All three points work! But let's verify by checking that the other options don't work.

4. SIMPLIFY by testing the remaining options

• Option B: \(\mathrm{y = x^2 + 2x + 2}\)
  • When \(\mathrm{x = 1}\): \(\mathrm{y = 1 + 2 + 2 = 5}\) ✗ (should be 1)
• Option C: \(\mathrm{y = x^2 - 2x - 2}\)
  • When \(\mathrm{x = 1}\): \(\mathrm{y = 1 - 2 - 2 = -3}\) ✗ (should be 1)
• Option D: \(\mathrm{y = 2x^2 - 2x + 2}\)
  • When \(\mathrm{x = 1}\): \(\mathrm{y = 2 - 2 + 2 = 2}\) ✗ (should be 1)

Answer: A

Why Students Usually Falter on This Problem

Most Common Error Path:

Weak SIMPLIFY execution: Students make arithmetic errors when substituting values, especially with negative signs and order of operations. For example, when evaluating \(\mathrm{x^2 - 2x + 2}\) for \(\mathrm{x = 3}\), they might calculate \(\mathrm{9 - 6 + 2}\) as \(\mathrm{9 - (6 + 2) = 1}\) instead of \(\mathrm{(9 - 6) + 2 = 5}\).

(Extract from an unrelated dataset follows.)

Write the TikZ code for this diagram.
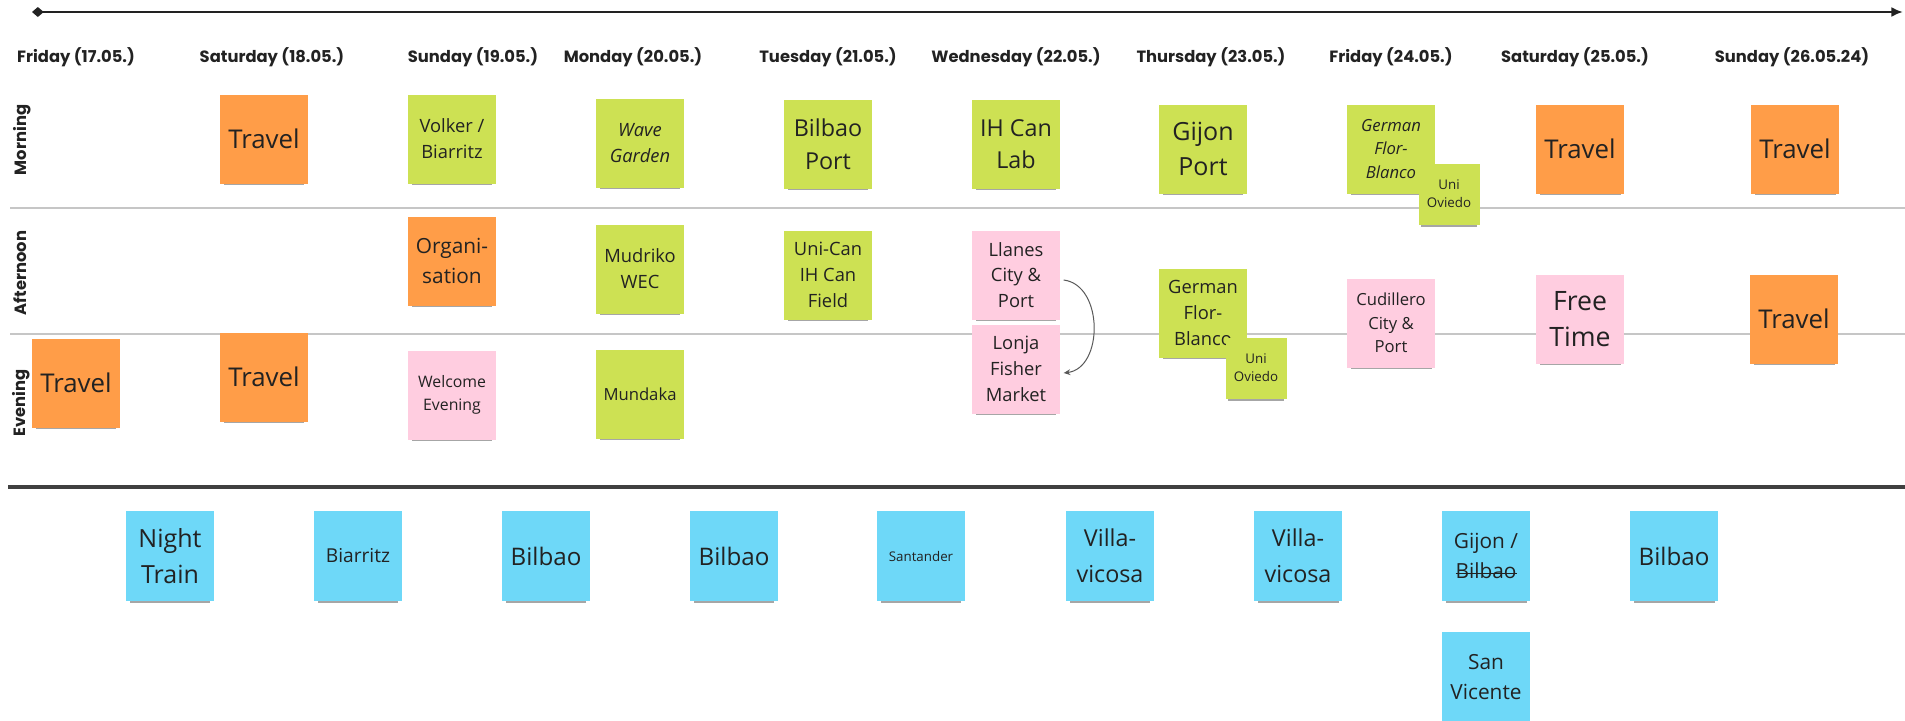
\documentclass[tikz,border=0pt]{standalone}
\usepackage{fontspec}
\setmainfont{Open Sans}
\newfontfamily\headfont{Poppins}
\usetikzlibrary{arrows.meta, shadows, positioning}

\definecolor{noteorange}{HTML}{FF9D48}
\definecolor{notegreen}{HTML}{CDE153}
\definecolor{notepink}{HTML}{FFCDE0}
\definecolor{notecyan}{HTML}{6ED8F8}
\definecolor{inktext}{HTML}{222222}
\definecolor{rulegray}{HTML}{C6C6C6}

\newcommand{\fs}[2]{\fontsize{#1}{#2}\selectfont}
\newcommand{\struck}[1]{\setbox0\hbox{#1}\rlap{\raisebox{0.45ex}{\rule{\wd0}{0.7pt}}}\box0}

\tikzset{
  note/.style={minimum width=52.8pt, minimum height=53.4pt, inner sep=1pt, align=center, text=inktext,
    drop shadow={shadow xshift=0pt, shadow yshift=-3.5pt, shadow scale=.92, opacity=.35, fill=black}},
  mini/.style={minimum width=36.6pt, minimum height=36.6pt, font=\fs{8}{11}},
  orange note/.style={note, fill=noteorange},
  green note/.style={note, fill=notegreen},
  pink note/.style={note, fill=notepink},
  cyan note/.style={note, fill=notecyan, minimum height=54pt},
  travel/.style={orange note, font=\fs{15.5}{20}},
  day/.style={font=\headfont\bfseries\fs{9.8}{11}, text=inktext},
}

\begin{document}
\begin{tikzpicture}[x=0.6pt, y=-0.6pt]
\useasboundingbox (0,0) rectangle (1905,720);
\fill[white] (0,0) rectangle (1905,720);

% timeline
\coordinate (tlstart) at (32,12);
\coordinate (tlend) at (1903,12);
\draw[line width=1.6pt, inktext, {Diamond[length=7pt,width=6pt]}-{Latex[length=7pt,width=6pt]}] (tlstart) -- (tlend);

% rows
\draw[rulegray, line width=1pt] (10,208) -- (1905,208);
\draw[rulegray, line width=1pt] (10,334) -- (1905,334);
\draw[black!75, line width=2pt] (8,487) -- (1905,487);

\node[day] (d17) at (76,57) {Friday (17.05.)};
\node[day] (d18) at (272,57) {Saturday (18.05.)};
\node[day] (d19) at (473,57) {Sunday (19.05.)};
\node[day] (d20) at (633,57) {Monday (20.05.)};
\node[day] (d21) at (828,57) {Tuesday (21.05.)};
\node[day] (d22) at (1016,57) {Wednesday (22.05.)};
\node[day] (d23) at (1211,57) {Thursday (23.05.)};
\node[day] (d24) at (1391,57) {Friday (24.05.)};
\node[day] (d25) at (1575,57) {Saturday (25.05.)};
\node[day] (d26) at (1792,57) {Sunday (26.05.24)};

\node[day, rotate=90] (morning) at (22,140) {Morning};
\node[day, rotate=90] (afternoon) at (20,273) {Afternoon};
\node[day, rotate=90] (evening) at (21,403) {Evening};

% morning
\node[travel] (travA) at (264,139) {Travel};
\node[green note, font=\fs{11}{15.5}] (volker) at (452,139) {Volker /\\Biarritz};
\node[green note, font=\itshape\fs{11}{15.5}] (wave) at (640,143) {Wave\\Garden};
\node[green note, font=\fs{14}{19.5}] (bilbaoport) at (828,144) {Bilbao\\Port};
\node[green note, font=\fs{14}{19.5}] (ihcan) at (1016,144) {IH Can\\Lab};
\node[green note, font=\fs{15}{21}] (gijon) at (1203,149) {Gijon\\Port};
\node[green note, font=\itshape\fs{10}{14}] (germanA) at (1391,149) {German\\Flor-\\Blanco};
\node[green note, mini] (oviedoA) at (1449,194) {Uni\\Oviedo};
\node[travel] (travB) at (1580,149) {Travel};
\node[travel] (travC) at (1795,149) {Travel};

% afternoon
\node[orange note, font=\fs{12.5}{18}] (organi) at (452,261) {Organi-\\sation};
\node[green note, font=\fs{11}{15.5}] (mudriko) at (640,269) {Mudriko\\WEC};
\node[green note, font=\fs{11}{15.5}] (unican) at (828,275) {Uni-Can\\IH Can\\Field};
\node[pink note, font=\fs{11}{15.5}] (llanes) at (1016,275) {Llanes\\City \&\\Port};
\node[pink note, font=\fs{11}{15.5}] (lonja) at (1016,369) {Lonja\\Fisher\\Market};
\node[green note, font=\fs{11}{15.5}] (germanB) at (1203,313) {German\\Flor-\\Blanco};
\node[green note, mini] (oviedoB) at (1256,368) {Uni\\Oviedo};
\node[pink note, font=\fs{10}{14}] (cudillero) at (1391,323) {Cudillero\\City \&\\Port};
\node[pink note, font=\fs{16}{22}] (freetime) at (1580,319) {Free\\Time};
\node[travel] (travD) at (1794,319) {Travel};

\draw[-{Stealth[length=4pt,width=3.5pt]}, black!65, line width=.6pt]
  ([xshift=2pt,yshift=-3pt]llanes.east) .. controls +(24pt,-3pt) and +(24pt,3pt) .. ([xshift=2pt,yshift=-2.4pt]lonja.east);

% evening
\node[travel] (travE) at (76,383) {Travel};
\node[travel] (travF) at (264,377) {Travel};
\node[pink note, font=\fs{9.5}{14}] (welcome) at (452,395) {Welcome\\Evening};
\node[green note, font=\fs{10}{14}] (mundaka) at (640,394) {Mundaka};

% places
\node[cyan note, font=\fs{15}{21.5}] (night) at (170,556) {Night\\Train};
\node[cyan note, font=\fs{11.5}{16}] (biarritz) at (358,556) {Biarritz};
\node[cyan note, font=\fs{14.5}{20}] (bilbaoA) at (546,556) {Bilbao};
\node[cyan note, font=\fs{14.5}{20}] (bilbaoB) at (734,556) {Bilbao};
\node[cyan note, font=\fs{8}{11}] (santander) at (921,556) {Santander};
\node[cyan note, font=\fs{14}{21.5}] (villaA) at (1110,556) {Villa-\\vicosa};
\node[cyan note, font=\fs{14}{21.5}] (villaB) at (1298,556) {Villa-\\vicosa};
\node[cyan note, font=\fs{12.5}{18.5}] (gijonbilbao) at (1486,556) {Gijon /\\\struck{Bilbao}};
\node[cyan note, font=\fs{14.5}{20}] (bilbaoC) at (1674,556) {Bilbao};
\node[cyan note, font=\fs{12.5}{18.5}] (sanvicente) at (1486,677) {San\\Vicente};
\end{tikzpicture}
\end{document}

This computational error makes them think Option A doesn't work, leading them to select an incorrect choice or abandon the systematic checking process and guess.

Second Most Common Error:

Incomplete INFER reasoning: Students test only the first point \((1,1)\) with each equation and select the first option that works, without verifying all three points. Since multiple equations might work for just one point, they may incorrectly select Choice B, C, or D without completing the full verification process.

The Bottom Line:

This problem rewards systematic checking and careful arithmetic. The key insight is that ALL three points must satisfy the correct equation, so thorough verification of each option is essential for confidence in the answer.